Retype the stretch of lines that starts at the line containing "Output the Python" and ends at the line containing "A_rd20_err = [0.64, 1.00, 0.40, 0.08]", inclusive. Do not include pictures.

- Figure scripts -
===============

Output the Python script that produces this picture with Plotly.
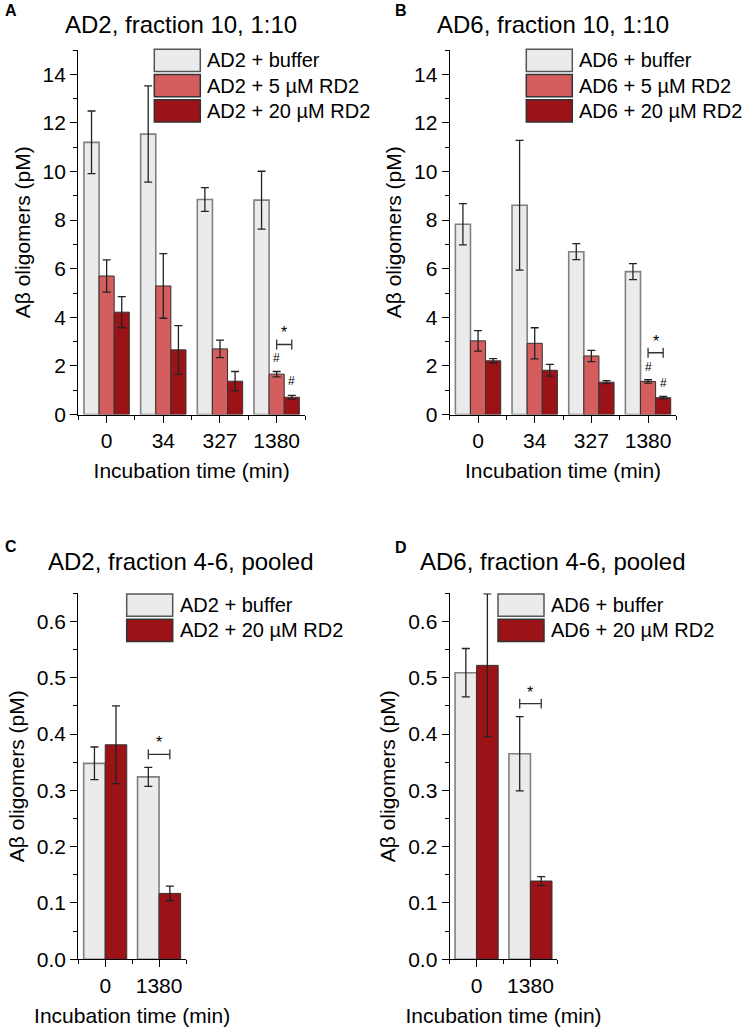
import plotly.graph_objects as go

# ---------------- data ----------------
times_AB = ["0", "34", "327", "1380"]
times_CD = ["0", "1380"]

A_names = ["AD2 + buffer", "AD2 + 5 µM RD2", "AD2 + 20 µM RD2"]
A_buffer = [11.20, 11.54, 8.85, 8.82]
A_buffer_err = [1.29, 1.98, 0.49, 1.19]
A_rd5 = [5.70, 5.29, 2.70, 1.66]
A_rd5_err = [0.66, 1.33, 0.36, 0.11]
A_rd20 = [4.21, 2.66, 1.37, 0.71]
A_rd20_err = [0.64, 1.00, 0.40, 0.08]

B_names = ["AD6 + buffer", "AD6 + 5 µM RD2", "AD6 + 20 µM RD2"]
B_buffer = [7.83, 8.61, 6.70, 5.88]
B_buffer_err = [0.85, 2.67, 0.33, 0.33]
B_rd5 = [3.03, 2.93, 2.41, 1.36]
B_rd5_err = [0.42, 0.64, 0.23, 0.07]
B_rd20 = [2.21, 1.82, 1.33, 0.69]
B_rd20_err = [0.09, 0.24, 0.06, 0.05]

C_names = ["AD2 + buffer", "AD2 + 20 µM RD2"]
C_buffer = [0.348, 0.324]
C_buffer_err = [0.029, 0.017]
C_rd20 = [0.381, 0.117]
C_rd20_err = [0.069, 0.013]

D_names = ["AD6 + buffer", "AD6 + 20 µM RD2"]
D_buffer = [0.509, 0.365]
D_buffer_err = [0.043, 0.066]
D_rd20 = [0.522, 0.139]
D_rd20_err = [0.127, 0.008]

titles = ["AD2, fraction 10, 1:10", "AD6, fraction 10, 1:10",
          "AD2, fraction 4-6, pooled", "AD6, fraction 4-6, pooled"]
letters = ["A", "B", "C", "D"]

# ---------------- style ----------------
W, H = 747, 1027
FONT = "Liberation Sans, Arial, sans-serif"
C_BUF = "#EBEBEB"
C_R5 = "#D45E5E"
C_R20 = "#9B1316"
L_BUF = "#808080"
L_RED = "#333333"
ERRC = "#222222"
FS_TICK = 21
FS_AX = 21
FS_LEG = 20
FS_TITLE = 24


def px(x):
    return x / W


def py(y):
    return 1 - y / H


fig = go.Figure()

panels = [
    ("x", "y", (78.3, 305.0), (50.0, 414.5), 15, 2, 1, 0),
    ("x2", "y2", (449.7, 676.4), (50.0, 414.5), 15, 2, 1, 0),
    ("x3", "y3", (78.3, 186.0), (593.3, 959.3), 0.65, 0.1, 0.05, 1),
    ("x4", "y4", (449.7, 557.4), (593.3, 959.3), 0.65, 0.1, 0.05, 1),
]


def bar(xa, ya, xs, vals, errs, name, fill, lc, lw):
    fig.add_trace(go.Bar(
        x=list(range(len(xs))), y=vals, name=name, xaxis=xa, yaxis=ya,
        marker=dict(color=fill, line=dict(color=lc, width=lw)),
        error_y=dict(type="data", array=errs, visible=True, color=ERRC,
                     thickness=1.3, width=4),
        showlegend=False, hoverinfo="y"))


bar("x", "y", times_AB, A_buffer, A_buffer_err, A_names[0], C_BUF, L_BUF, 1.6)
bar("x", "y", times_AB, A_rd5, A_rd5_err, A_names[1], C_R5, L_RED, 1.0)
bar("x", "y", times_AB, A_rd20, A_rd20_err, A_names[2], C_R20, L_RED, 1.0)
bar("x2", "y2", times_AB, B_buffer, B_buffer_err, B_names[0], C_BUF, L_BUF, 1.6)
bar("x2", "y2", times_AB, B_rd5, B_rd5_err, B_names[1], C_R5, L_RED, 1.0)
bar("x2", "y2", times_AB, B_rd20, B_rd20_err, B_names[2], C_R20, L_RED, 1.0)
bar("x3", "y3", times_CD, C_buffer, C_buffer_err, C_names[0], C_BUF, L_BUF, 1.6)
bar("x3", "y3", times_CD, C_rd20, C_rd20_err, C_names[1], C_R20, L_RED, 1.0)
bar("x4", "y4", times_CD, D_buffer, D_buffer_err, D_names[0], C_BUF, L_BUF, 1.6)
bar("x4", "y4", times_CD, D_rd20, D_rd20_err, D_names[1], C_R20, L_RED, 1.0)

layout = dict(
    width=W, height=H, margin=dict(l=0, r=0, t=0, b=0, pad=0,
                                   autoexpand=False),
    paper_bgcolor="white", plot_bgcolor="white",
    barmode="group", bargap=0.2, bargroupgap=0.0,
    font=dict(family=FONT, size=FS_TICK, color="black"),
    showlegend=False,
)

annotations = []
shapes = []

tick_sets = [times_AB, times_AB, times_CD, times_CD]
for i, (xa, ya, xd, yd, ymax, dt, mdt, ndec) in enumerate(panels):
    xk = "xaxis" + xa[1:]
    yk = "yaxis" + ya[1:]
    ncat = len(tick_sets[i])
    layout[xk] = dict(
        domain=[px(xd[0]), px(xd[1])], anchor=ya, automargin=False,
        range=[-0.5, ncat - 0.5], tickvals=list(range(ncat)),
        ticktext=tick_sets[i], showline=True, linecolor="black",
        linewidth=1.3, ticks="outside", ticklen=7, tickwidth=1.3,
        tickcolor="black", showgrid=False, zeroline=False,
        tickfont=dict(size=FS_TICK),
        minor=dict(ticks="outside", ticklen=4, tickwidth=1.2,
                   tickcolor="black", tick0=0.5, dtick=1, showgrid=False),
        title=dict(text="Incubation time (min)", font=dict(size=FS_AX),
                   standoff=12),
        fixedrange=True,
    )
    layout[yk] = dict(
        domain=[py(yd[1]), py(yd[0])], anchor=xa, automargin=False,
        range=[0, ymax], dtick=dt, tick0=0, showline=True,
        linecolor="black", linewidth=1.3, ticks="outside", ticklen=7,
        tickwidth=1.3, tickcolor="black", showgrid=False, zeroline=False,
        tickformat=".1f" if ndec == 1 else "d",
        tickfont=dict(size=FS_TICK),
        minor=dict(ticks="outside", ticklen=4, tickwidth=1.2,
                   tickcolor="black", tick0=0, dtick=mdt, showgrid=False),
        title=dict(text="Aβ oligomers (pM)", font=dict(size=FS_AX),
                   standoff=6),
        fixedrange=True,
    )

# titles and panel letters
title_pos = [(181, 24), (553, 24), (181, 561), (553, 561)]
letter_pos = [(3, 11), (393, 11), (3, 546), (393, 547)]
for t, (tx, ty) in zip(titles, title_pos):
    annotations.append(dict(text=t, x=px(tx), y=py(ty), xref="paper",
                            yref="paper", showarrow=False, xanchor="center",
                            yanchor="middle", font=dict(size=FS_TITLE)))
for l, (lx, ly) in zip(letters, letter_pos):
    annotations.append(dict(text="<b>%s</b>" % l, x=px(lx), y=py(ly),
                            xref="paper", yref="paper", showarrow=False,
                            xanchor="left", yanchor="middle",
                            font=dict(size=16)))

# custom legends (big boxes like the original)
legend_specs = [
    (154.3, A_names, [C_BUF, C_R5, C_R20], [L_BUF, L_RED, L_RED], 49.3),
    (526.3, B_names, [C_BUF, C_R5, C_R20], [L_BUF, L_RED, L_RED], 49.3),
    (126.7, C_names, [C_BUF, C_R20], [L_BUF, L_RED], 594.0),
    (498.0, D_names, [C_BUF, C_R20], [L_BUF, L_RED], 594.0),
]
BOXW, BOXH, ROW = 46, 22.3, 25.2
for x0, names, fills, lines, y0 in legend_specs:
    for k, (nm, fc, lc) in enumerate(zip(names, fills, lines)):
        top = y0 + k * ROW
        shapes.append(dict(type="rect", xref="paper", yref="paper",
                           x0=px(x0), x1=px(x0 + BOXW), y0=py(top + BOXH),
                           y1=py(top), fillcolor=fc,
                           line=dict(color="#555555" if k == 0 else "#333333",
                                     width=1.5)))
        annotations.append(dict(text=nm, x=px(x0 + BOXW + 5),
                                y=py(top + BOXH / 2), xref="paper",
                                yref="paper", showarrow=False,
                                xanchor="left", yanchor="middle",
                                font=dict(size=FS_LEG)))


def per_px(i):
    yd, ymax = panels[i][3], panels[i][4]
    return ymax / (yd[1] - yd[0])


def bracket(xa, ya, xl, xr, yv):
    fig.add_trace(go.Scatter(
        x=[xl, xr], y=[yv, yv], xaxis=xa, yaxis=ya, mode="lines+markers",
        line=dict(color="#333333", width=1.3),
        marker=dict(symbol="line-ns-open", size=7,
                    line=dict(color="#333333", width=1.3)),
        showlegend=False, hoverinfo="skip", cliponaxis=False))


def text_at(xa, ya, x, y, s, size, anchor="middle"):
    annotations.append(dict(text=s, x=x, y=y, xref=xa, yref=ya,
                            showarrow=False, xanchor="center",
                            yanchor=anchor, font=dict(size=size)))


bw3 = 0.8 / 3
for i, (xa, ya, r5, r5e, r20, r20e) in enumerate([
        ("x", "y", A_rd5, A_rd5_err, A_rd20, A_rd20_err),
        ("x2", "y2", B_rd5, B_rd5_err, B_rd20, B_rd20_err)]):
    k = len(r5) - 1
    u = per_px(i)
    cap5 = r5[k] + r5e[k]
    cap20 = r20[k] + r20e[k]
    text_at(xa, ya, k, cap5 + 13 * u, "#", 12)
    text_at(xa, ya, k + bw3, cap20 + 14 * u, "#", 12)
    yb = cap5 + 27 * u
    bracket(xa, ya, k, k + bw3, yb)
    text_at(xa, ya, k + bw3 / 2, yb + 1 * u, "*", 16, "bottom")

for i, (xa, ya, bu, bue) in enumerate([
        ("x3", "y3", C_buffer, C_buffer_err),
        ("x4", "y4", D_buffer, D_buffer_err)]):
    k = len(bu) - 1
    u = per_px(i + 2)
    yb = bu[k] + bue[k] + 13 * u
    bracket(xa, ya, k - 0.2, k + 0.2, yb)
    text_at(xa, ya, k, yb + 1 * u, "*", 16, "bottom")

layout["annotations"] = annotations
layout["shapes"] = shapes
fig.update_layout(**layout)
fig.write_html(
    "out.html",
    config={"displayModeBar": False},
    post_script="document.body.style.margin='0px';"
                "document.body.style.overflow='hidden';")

===============

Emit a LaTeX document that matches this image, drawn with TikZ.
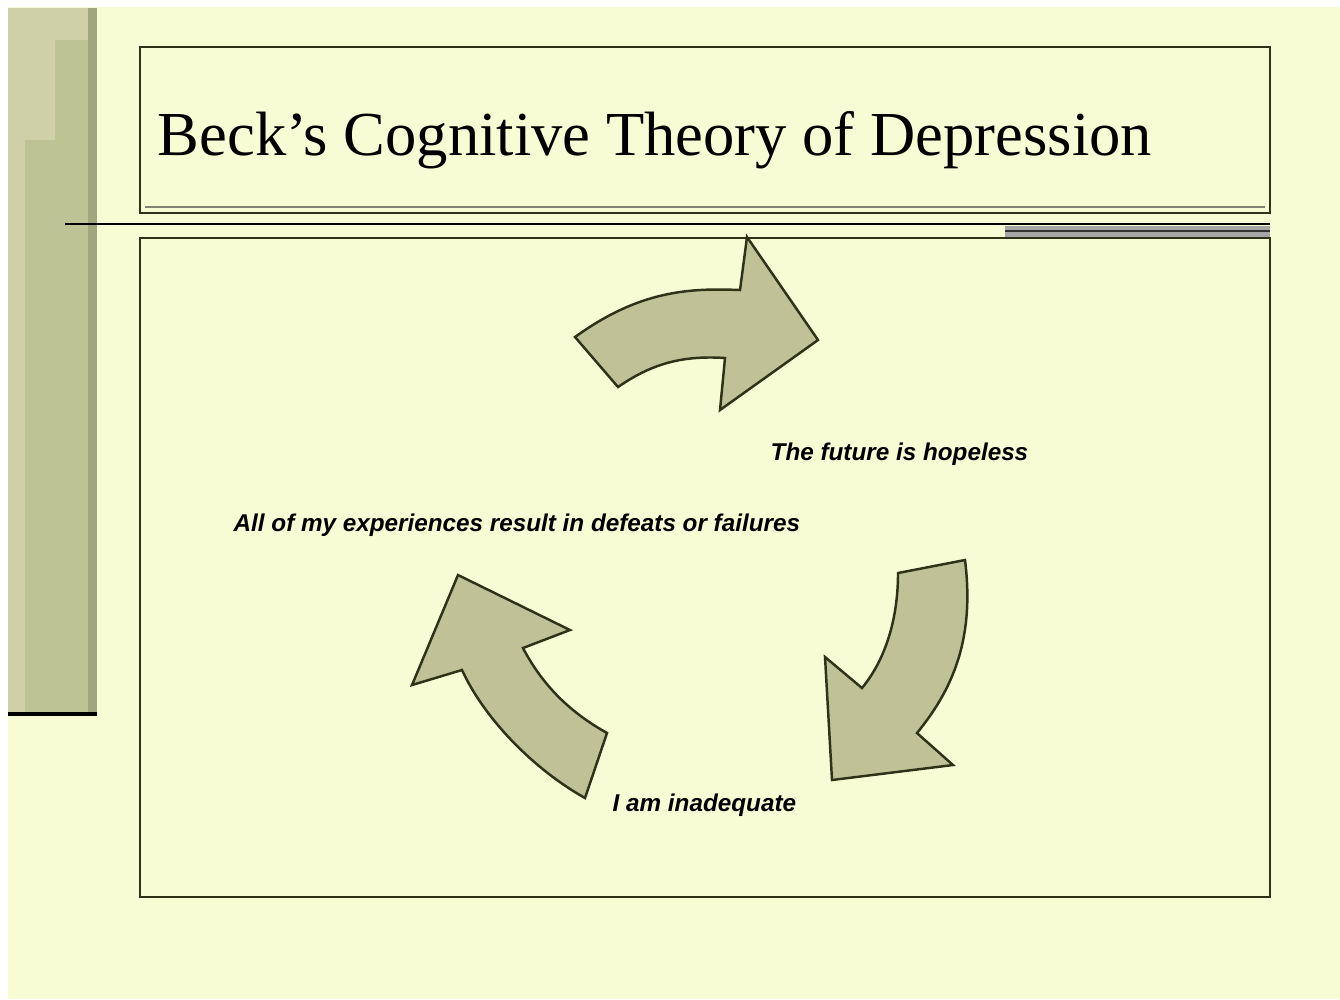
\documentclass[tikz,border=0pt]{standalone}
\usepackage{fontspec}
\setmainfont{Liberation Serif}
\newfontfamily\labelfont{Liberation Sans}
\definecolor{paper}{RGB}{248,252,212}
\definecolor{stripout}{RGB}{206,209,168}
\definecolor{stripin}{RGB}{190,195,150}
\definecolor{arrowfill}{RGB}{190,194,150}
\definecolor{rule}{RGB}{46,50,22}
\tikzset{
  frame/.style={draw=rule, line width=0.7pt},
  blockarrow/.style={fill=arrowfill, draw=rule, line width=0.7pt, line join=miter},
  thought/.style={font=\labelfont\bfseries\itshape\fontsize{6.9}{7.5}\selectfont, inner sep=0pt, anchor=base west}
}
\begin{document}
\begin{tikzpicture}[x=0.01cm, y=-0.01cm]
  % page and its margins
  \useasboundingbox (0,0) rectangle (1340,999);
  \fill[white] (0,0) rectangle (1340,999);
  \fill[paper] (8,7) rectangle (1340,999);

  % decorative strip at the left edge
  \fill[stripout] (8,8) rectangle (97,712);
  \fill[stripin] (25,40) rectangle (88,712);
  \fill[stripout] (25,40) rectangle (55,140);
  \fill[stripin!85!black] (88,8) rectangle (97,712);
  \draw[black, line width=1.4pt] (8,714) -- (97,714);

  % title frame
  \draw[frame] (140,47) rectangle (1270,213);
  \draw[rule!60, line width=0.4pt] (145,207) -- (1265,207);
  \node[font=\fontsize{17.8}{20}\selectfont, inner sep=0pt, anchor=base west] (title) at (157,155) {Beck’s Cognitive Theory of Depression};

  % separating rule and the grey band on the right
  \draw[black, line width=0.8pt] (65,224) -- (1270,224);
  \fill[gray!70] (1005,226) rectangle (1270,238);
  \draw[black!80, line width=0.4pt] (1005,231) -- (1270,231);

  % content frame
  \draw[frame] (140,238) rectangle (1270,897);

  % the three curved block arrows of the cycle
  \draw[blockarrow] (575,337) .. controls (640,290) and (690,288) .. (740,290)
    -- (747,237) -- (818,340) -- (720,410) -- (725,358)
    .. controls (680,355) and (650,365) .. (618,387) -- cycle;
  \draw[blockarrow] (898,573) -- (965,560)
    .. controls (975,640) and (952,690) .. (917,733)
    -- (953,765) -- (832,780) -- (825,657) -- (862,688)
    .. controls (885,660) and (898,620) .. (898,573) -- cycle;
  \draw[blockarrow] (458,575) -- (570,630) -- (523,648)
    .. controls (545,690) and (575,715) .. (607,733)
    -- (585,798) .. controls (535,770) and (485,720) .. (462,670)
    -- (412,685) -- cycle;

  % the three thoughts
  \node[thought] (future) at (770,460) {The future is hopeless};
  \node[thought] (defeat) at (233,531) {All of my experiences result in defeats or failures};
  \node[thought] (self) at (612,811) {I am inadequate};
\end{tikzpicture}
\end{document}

===============

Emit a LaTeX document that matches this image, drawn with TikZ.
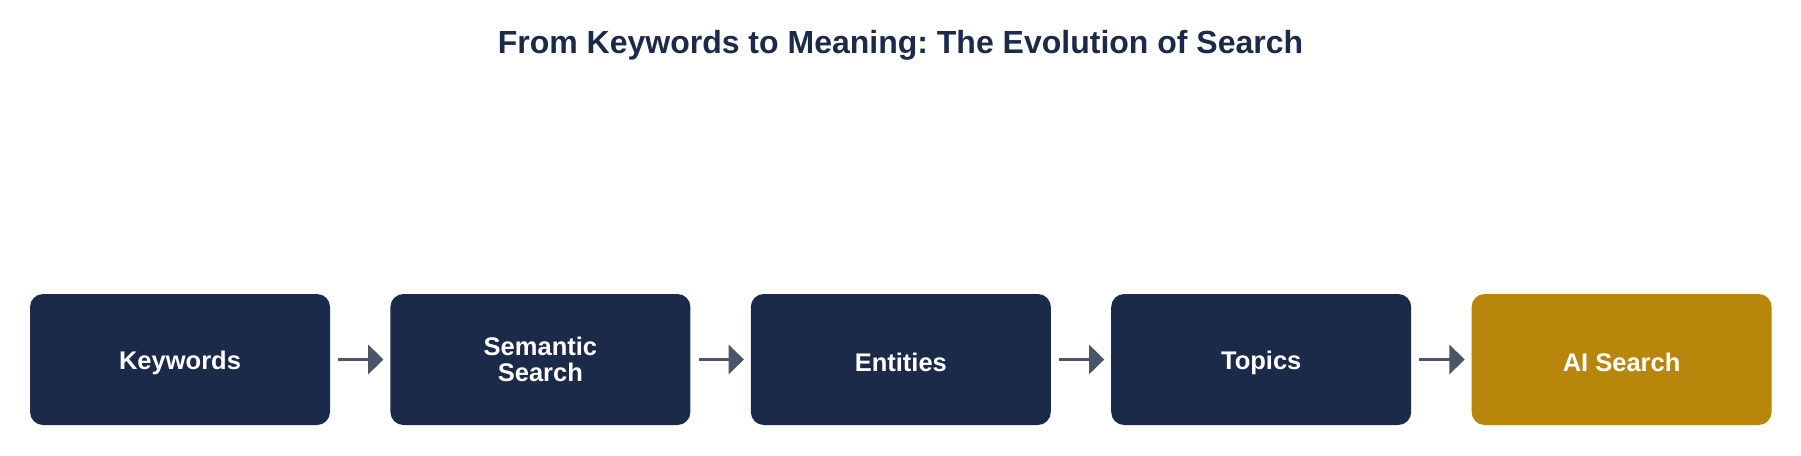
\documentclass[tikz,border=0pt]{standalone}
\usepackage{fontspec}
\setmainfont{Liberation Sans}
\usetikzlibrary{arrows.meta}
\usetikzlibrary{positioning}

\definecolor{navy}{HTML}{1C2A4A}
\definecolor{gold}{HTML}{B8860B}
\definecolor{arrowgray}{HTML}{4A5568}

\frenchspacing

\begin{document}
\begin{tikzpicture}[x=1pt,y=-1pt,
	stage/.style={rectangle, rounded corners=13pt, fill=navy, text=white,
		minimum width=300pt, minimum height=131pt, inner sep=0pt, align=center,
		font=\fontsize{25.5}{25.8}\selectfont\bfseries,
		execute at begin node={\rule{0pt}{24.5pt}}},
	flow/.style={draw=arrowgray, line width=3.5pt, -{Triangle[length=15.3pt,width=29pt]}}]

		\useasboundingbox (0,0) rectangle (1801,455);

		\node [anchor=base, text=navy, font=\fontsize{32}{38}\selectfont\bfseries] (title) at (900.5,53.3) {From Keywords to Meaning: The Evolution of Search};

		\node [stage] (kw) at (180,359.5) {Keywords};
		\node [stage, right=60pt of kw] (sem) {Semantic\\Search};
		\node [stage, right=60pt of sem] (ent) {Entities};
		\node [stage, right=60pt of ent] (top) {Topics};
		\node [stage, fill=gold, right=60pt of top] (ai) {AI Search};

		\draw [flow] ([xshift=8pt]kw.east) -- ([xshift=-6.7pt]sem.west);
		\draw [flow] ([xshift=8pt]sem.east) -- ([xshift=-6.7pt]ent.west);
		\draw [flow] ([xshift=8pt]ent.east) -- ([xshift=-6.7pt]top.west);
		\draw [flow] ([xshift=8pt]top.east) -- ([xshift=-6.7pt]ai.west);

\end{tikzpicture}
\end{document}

===============

- WORKED SOLUTION -
Output the Python script that produces this picture with Plotly.
import plotly.graph_objects as go

# ---------------- data ----------------
times_AB = ["0", "34", "327", "1380"]
times_CD = ["0", "1380"]

A_names = ["AD2 + buffer", "AD2 + 5 µM RD2", "AD2 + 20 µM RD2"]
A_buffer = [11.20, 11.54, 8.85, 8.82]
A_buffer_err = [1.29, 1.98, 0.49, 1.19]
A_rd5 = [5.70, 5.29, 2.70, 1.66]
A_rd5_err = [0.66, 1.33, 0.36, 0.11]
A_rd20 = [4.21, 2.66, 1.37, 0.71]
A_rd20_err = [0.64, 1.00, 0.40, 0.08]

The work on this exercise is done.